Bearings - 2014-02-14
The distillation process is used when components in a liquid mixture can be separated due to differing boiling points. The more often the process is repeated, the greater the purity of the substances. However, in industrial production, the spatial expansion of the columns can be an impediment. In addition, due to gravitational acceleration, throughput is limited, resulting in inflexibility. For this reason, from the Chair of Fluid Separations at the TU Dortmund, an idea was promoted to research and further develop a more flexible and space-saving distillation process which is already in use within the chemical industry in Eastern Asia.
Design for a space-saving distillation process in a type of centrifuge
The basic concept was to have distillation occur in a type of centrifuge. The emphasis was on the radius rather than the height of apparatus in order to use the centrifugal forces to full advantage. This process not only offers the advantage of requiring less space, but the distillation process is more intensive due to rotation supports separation.
The holding time in the separator can be significantly reduced as compared to the use of columns. In addition, the process and its separation results can be influenced by the introduction of targeted turbulence and speeds that can be changed quickly. Another advantage of combined distillation and rotation is quick start-up. For this reason, the process is very well suited to batch processing: liquid is collected in a container and distillation is started as soon as a specific amount is present.
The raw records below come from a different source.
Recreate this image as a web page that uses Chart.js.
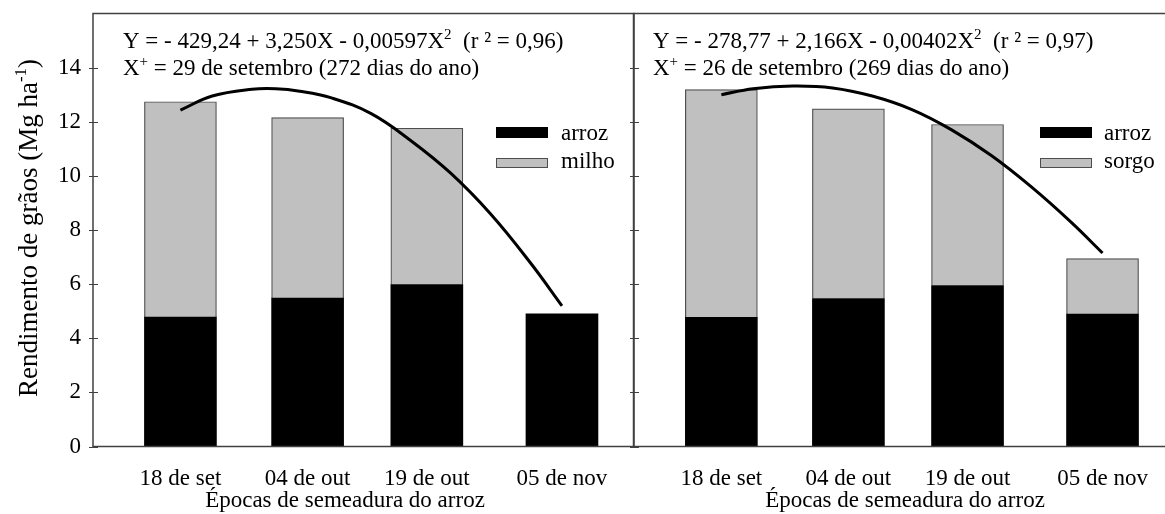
<!DOCTYPE html>
<html>
<head>
<meta charset="utf-8">
<script src="https://cdn.jsdelivr.net/npm/chart.js@4/dist/chart.umd.min.js"></script>
<style>
  html, body { margin: 0; padding: 0; background: #fff; overflow: hidden; width: 1165px; height: 514px; }
  #wrapL { position: absolute; left: 0; top: 0; width: 640px; height: 514px; }
  #wrapR { position: absolute; left: 614px; top: 0; width: 570px; height: 514px; }
</style>
</head>
<body>
<div id="wrapL"><canvas id="chartMilho"></canvas></div>
<div id="wrapR"><canvas id="chartSorgo"></canvas></div>
<script>
// Sowing dates (day of year) and their labels
const sowingDays = [261, 277, 292, 309];
const sowingLabels = ['18 de set', '04 de out', '19 de out', '05 de nov'];
const yTicks = [0, 2, 4, 6, 8, 10, 12, 14];

// Grain yield (Mg/ha) – rice + maize system
const arrozMilho = [4.78, 5.48, 5.98, 4.90];
const milho = [7.96, 6.67, 5.78, null];

// Grain yield (Mg/ha) – rice + sorghum system
const arrozSorgo = [4.77, 5.47, 5.95, 4.89];
const sorgo = [8.42, 7.01, 5.95, 2.05];

// Fitted total-yield curves (day of year, Mg/ha)
const curveDaysMilho = [261, 265, 270, 273, 276, 280, 285, 290, 295, 300, 305, 309];
const curveMilho = [12.43, 12.95, 13.2, 13.22, 13.13, 12.88, 12.3, 11.3, 10.1, 8.6, 6.8, 5.2];
const curveDaysSorgo = [261, 265, 270, 275, 280, 285, 290, 295, 300, 305, 309];
const curveSorgo = [13.0, 13.22, 13.32, 13.25, 12.95, 12.45, 11.7, 10.75, 9.6, 8.3, 7.15];

const FONT = "'Liberation Serif', 'Times New Roman', serif";
const FRAME = '#404040';

function drawRuns(ctx, x, y, runs) {
  let cx = x;
  runs.forEach(([t, size, dy]) => {
    ctx.font = size + 'px ' + FONT;
    ctx.fillText(t, cx, y + dy);
    cx += ctx.measureText(t).width;
  });
  return cx - x;
}
function runsWidth(ctx, runs) {
  let w = 0;
  runs.forEach(([t, size]) => { ctx.font = size + 'px ' + FONT; w += ctx.measureText(t).width; });
  return w;
}

function panelPlugin(cfg) {
  return {
    id: 'panel_' + cfg.key,
    afterDraw(chart) {
      const ctx = chart.ctx, a = chart.chartArea, ys = chart.scales.y;
      ctx.save();
      // frame
      ctx.strokeStyle = FRAME;
      ctx.lineWidth = 1.5;
      ctx.strokeRect(a.left, a.top, a.right - a.left, a.bottom - a.top);
      // y tick marks crossing the axis
      ctx.lineWidth = 1.2;
      ctx.beginPath();
      yTicks.forEach(v => {
        const py = Math.round(ys.getPixelForValue(v)) + 0.5;
        ctx.moveTo(a.left - 4, py);
        ctx.lineTo(a.left + 5, py);
      });
      ctx.stroke();

      ctx.fillStyle = '#000';
      ctx.textBaseline = 'alphabetic';
      ctx.textAlign = 'left';
      // regression equation
      drawRuns(ctx, cfg.eqX, 48, cfg.eq1);
      drawRuns(ctx, cfg.eqX, 75, cfg.eq2);

      // legend
      const L = cfg.legend;
      ctx.fillStyle = '#000';
      ctx.fillRect(L.x, 127, 52, 11);
      ctx.fillStyle = '#c0c0c0';
      ctx.fillRect(L.x, 158, 52, 10);
      ctx.strokeStyle = '#4d4d4d';
      ctx.lineWidth = 1;
      ctx.strokeRect(L.x + 0.5, 158.5, 51, 9);
      ctx.fillStyle = '#000';
      ctx.font = '23px ' + FONT;
      ctx.fillText(L.t1, L.tx, 140);
      ctx.fillText(L.t2, L.tx, 168);

      // x axis title
      ctx.textAlign = 'center';
      ctx.fillText('Épocas de semeadura do arroz', cfg.titleX, 507);

      // y axis title (left panel only)
      if (cfg.yTitle) {
        const runs = [['Rendimento de grãos (Mg ha', 27, 0], ['-1', 17, -11], [')', 27, 0]];
        ctx.textAlign = 'left';
        ctx.translate(37, 228);
        ctx.rotate(-Math.PI / 2);
        const w = runsWidth(ctx, runs);
        drawRuns(ctx, -w / 2, 0, runs);
      }
      ctx.restore();
    }
  };
}

function makeChart(canvasId, arroz, other, otherLabel, cDays, cVals, cfg) {
  const barData = (vals) => sowingDays.map((d, i) => ({ x: d, y: vals[i] }));
  return new Chart(document.getElementById(canvasId), {
    type: 'bar',
    data: {
      datasets: [
        {
          type: 'line',
          label: 'ajuste',
          data: cDays.map((d, i) => ({ x: d, y: cVals[i] })),
          borderColor: '#000',
          borderWidth: 3,
          pointRadius: 0,
          tension: 0.4,
          fill: false,
          stack: 'curve',
          order: 0
        },
        {
          label: 'arroz',
          data: barData(arroz),
          backgroundColor: '#000',
          borderWidth: 0,
          barThickness: 72,
          stack: 'bars',
          order: 1
        },
        {
          label: otherLabel,
          data: barData(other),
          backgroundColor: '#c0c0c0',
          borderColor: '#4d4d4d',
          borderWidth: { top: 1.2, left: 1.2, right: 1.2, bottom: 0 },
          barThickness: 72,
          stack: 'bars',
          order: 2
        }
      ]
    },
    options: {
      responsive: true,
      maintainAspectRatio: false,
      animation: false,
      layout: { padding: { top: 13.5, bottom: 0, left: cfg.padLeft, right: cfg.padRight } },
      plugins: { legend: { display: false }, tooltip: { enabled: false } },
      scales: {
        x: {
          type: 'linear',
          stacked: true,
          min: 250,
          max: 318,
          offset: false,
          afterBuildTicks: (s) => { s.ticks = sowingDays.map(v => ({ value: v })); },
          afterFit: (s) => { s.height = 67.5; s.paddingLeft = 0; s.paddingRight = 0; },
          grid: { display: false, drawTicks: false },
          border: { display: false },
          ticks: {
            autoSkip: false,
            maxRotation: 0,
            padding: 19,
            color: '#000',
            font: { family: FONT, size: 23 },
            callback: (v) => sowingLabels[sowingDays.indexOf(v)] ?? ''
          }
        },
        y: {
          stacked: true,
          min: 0,
          max: 16,
          afterBuildTicks: (s) => { s.ticks = yTicks.map(v => ({ value: v })); },
          afterFit: (s) => { s.width = cfg.yWidth; s.paddingTop = 0; s.paddingBottom = 0; },
          grid: { display: false, drawTicks: false },
          border: { display: false },
          ticks: {
            display: cfg.showY,
            padding: 12,
            color: '#000',
            font: { family: FONT, size: 23 }
          }
        }
      }
    },
    plugins: [panelPlugin(cfg)]
  });
}

makeChart('chartMilho', arrozMilho, milho, 'milho', curveDaysMilho, curveMilho, {
  key: 'milho', padLeft: 0, padRight: 6.5, yWidth: 93, showY: true, yTitle: true,
  eqX: 123, titleX: 345,
  eq1: [['Y = - 429,24 + 3,250X - 0,00597X', 23, 0], ['2', 15, -9], ['  (r ² = 0,96)', 23, 0]],
  eq2: [['X', 23, 0], ['+', 15, -9], [' = 29 de setembro (272 dias do ano)', 23, 0]],
  legend: { x: 496, tx: 561, t1: 'arroz', t2: 'milho' }
});

makeChart('chartSorgo', arrozSorgo, sorgo, 'sorgo', curveDaysSorgo, curveSorgo, {
  key: 'sorgo', padLeft: 20, padRight: 10, yWidth: 0, showY: false, yTitle: false,
  eqX: 653 - 614, titleX: 905 - 614,
  eq1: [['Y = - 278,77 + 2,166X - 0,00402X', 23, 0], ['2', 15, -9], ['  (r ² = 0,97)', 23, 0]],
  eq2: [['X', 23, 0], ['+', 15, -9], [' = 26 de setembro (269 dias do ano)', 23, 0]],
  legend: { x: 1040 - 614, tx: 1104 - 614, t1: 'arroz', t2: 'sorgo' }
});
</script>
</body>
</html>
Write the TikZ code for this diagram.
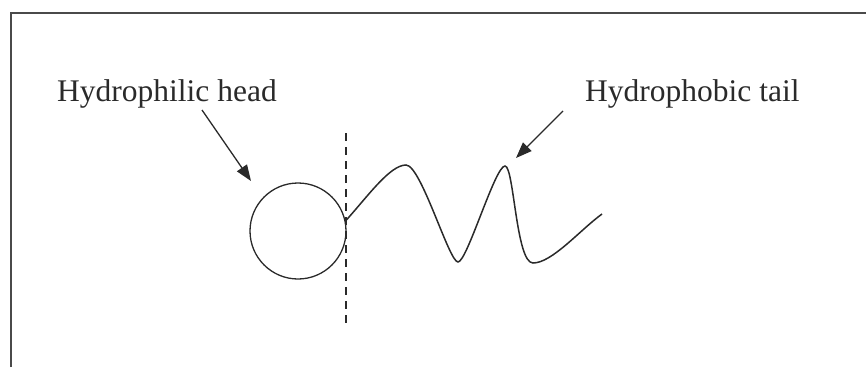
\documentclass[tikz,border=0pt]{standalone}
\usepackage{fontspec}
\setmainfont{Liberation Serif}
\usetikzlibrary{arrows.meta}
\definecolor{ink}{HTML}{2A2A2A}
\tikzset{
  lbl/.style={anchor=base west,inner sep=0pt,font=\fontsize{31.5}{36}\selectfont,text=ink},
  pointer/.style={draw=ink,line width=1.3pt,-{Triangle[length=16pt,width=12pt]}},
  curve/.style={draw=ink,line width=1.5pt},
  frameline/.style={draw=ink!85,line width=2pt}
}
\begin{document}
\begin{tikzpicture}[x=1pt,y=-1pt]
\useasboundingbox (0,0) rectangle (866,367);
% frame (top and left edges)
\coordinate (fc) at (11,13);
\coordinate (ftr) at (866,13);
\coordinate (fbl) at (11,367);
\draw[frameline] (fbl) -- (fc) -- (ftr);
% labels
\node[lbl] (philic) at (57,101.5) {Hydrophilic head};
\node[lbl] (phobic) at (585,101.5) {Hydrophobic tail};
% head
\node[circle,draw=ink,line width=1.3pt,minimum size=96pt,inner sep=0pt] (head) at (298,231) {};
% dashed divider
\coordinate (dtop) at (346,133);
\coordinate (dbot) at (346,325);
\draw[draw=ink,line width=1.6pt,dash pattern=on 8pt off 6pt] (dtop) -- (dbot);
% tail
\draw[curve] (head.12) .. controls (368,196) and (390,165) .. (406,165)
  .. controls (421,165) and (449,262) .. (458,262)
  .. controls (467,262) and (495,166) .. (505,166)
  .. controls (514,166) and (516,263) .. (533,263)
  .. controls (552,263) and (580,230) .. (602,214);
% arrows
\coordinate (a1s) at (202,110);
\coordinate (a1e) at (251,181);
\coordinate (a2s) at (563,111);
\coordinate (a2e) at (516,158);
\draw[pointer] (a1s) -- (a1e);
\draw[pointer] (a2s) -- (a2e);
\end{tikzpicture}
\end{document}
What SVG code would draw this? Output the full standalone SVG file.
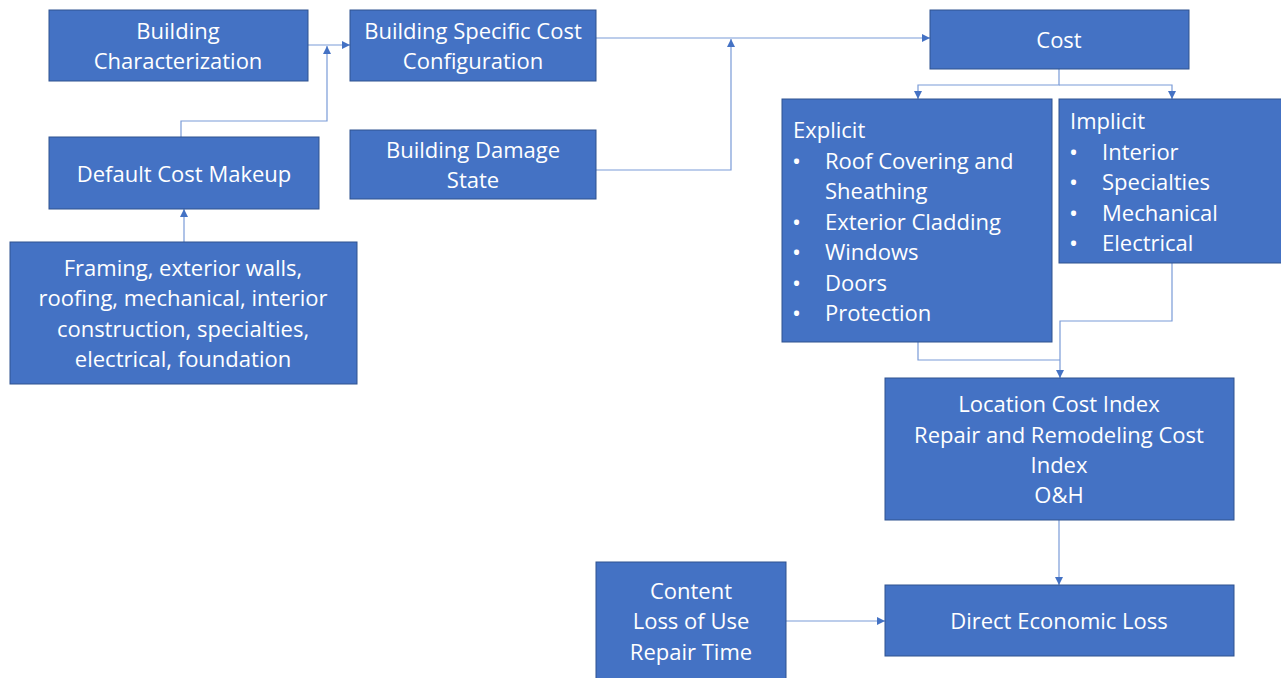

Clearly there are many reasons to use this process, but in Europe, the classic process is preferred. Therefore, scientific and practical investigation seemed timely. For this reason, the Chair of Fluid Separations wanted to build a pilot plant – in cooperation with a well-known Chinese university that already had experience with this process. Trials were then carried out with industrial customers and, simultaneously, the process was to be described mathematically in order to determine possibilities and limits.
To advance the project it was agreed to have the pilot plant build by the Chinese partners. The objective was a three-stage, modular system with a rotor diameter of about 90 cm.
Planning for the pilot plant took place in the early months of 2011; construction began thereafter and the plant was accepted in China in February 2012. In November 2012, the system was set up in Dortmund – initially without peripheral equipment. In the first test runs of the system, there were already problems: after about 20 minutes, clearly audible knocking sounds occurred in the drive train even though it was only running at half speed.
The drive employs a 5 kW motor with a V-belt connection to the central vertical shaft. The maximum speed of the shaft is 750 rpm. One ball bearing supports it from below and two tapered roller bearings from above. The bearings also absorb axial loads. The initial assumption was that moving parts were coming into contact. The rotors were disassembled, but the knocking sound persisted. This meant that the drive itself had to be the cause, and it was also disassembled. But neither the process technicians nor the colleagues from the Department of Mechanical Engineering at the TU Dortmund could determine the cause of the knocking sounds.
Finally, the engineers removed the rolling bearings and attempted to contact the manufacturer, NSK. Based on the information provided, the first possible cause was considered to be a design error and tapered roller bearing tension. As a result, the design was adjusted and greater clearance was provided for the tapered roller bearings. But after the drive was reassembled and a test run carried out, no significant improvement was noticed.
When a test run of the drive without the centrifuge resulted in a temperature increase at the shaft of up to 80 °C after just an hour and a half and the shaft seized due to thermal expansion, the focus shifted to the quality of the upper tapered roller bearings, type HR 30322J.
After NSK received detailed images of the bearings, it was clear: all of the bearings were counterfeit and did not originate from NSK production. The counterfeiters had taken great pains with the appearance of the bearings; even the company logotype looked deceptively authentic. The best way to tell the difference between the original and the counterfeit was the processing quality of individual bearing components.
No more increases in temperature with original bearings of higher quality
New bearings were ordered from an NSK Authorised Distributor and then installed. Test runs demonstrated that the temperature of the bearings and the shaft remained below ambient temperature, even after nine hours in continuous operation, because the original bearings feature significantly higher quality in both material and processing. Now the drive cooling was able to function properly and there were no more knocking sounds. Moreover, the entire drive ran much more quietly than before.
In summary, it was determined that using counterfeit bearings resulted in delays in the investigation of the new distillation process. Engineers should be aware that when fake bearings like these are used in applications that are safety related, the results can be much more serious. If users have influence on the supply chain, they should order from reliable sources, i.e. from distribution partners of the rolling bearing manufacturer.
This example shows that the bearing manufacturers’ efforts to investigate counterfeit product equally benefit customers and users. NSK has joined the World Bearing Association (WBA) and supports users in the identification of counterfeit rolling bearings.